| Material provided |
::::
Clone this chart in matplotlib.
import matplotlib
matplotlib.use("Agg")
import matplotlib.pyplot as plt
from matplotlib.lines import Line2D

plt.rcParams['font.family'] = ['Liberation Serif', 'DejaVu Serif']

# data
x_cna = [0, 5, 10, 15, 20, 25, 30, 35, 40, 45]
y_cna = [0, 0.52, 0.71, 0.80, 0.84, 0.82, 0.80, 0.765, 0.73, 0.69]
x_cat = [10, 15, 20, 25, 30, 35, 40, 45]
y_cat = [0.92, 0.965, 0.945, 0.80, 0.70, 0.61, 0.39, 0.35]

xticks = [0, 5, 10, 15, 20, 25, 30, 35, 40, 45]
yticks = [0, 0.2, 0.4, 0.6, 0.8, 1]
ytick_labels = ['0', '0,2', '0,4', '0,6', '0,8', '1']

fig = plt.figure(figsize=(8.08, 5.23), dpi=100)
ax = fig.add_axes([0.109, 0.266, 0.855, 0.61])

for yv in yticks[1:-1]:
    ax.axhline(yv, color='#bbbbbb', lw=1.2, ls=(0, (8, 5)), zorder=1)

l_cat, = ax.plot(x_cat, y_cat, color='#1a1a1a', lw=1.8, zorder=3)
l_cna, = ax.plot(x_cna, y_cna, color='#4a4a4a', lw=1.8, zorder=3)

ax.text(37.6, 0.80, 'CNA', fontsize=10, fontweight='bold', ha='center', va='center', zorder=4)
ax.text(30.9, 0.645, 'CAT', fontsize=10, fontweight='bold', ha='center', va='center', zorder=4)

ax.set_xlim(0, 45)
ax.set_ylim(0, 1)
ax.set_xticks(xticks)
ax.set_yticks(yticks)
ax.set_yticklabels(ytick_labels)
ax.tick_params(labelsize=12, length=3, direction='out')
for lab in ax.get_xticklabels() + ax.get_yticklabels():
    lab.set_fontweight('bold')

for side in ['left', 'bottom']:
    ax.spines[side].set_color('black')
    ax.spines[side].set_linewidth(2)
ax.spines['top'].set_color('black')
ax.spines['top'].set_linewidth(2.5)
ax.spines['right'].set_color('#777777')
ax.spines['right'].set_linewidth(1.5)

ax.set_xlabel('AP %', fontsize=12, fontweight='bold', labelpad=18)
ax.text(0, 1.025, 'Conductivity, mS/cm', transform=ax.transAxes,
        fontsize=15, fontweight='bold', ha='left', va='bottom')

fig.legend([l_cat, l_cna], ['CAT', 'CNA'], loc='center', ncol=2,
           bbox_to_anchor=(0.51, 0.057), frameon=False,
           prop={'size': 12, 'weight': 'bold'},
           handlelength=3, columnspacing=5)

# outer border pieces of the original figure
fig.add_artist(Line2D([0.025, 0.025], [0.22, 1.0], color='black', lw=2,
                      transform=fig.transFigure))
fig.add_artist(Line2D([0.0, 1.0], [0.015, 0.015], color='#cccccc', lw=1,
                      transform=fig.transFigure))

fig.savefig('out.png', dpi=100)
::::
| Work to be completed |
Starting at the first line of the material above, reproduce each line exactly up to and including the line with "y_cat = [0.92, 0.965, 0.945, 0.80, 0.70, 0.61, 0.39, 0.35]".

| Exercise response |
Clone this chart in matplotlib.
import matplotlib
matplotlib.use("Agg")
import matplotlib.pyplot as plt
from matplotlib.lines import Line2D

plt.rcParams['font.family'] = ['Liberation Serif', 'DejaVu Serif']

# data
x_cna = [0, 5, 10, 15, 20, 25, 30, 35, 40, 45]
y_cna = [0, 0.52, 0.71, 0.80, 0.84, 0.82, 0.80, 0.765, 0.73, 0.69]
x_cat = [10, 15, 20, 25, 30, 35, 40, 45]
y_cat = [0.92, 0.965, 0.945, 0.80, 0.70, 0.61, 0.39, 0.35]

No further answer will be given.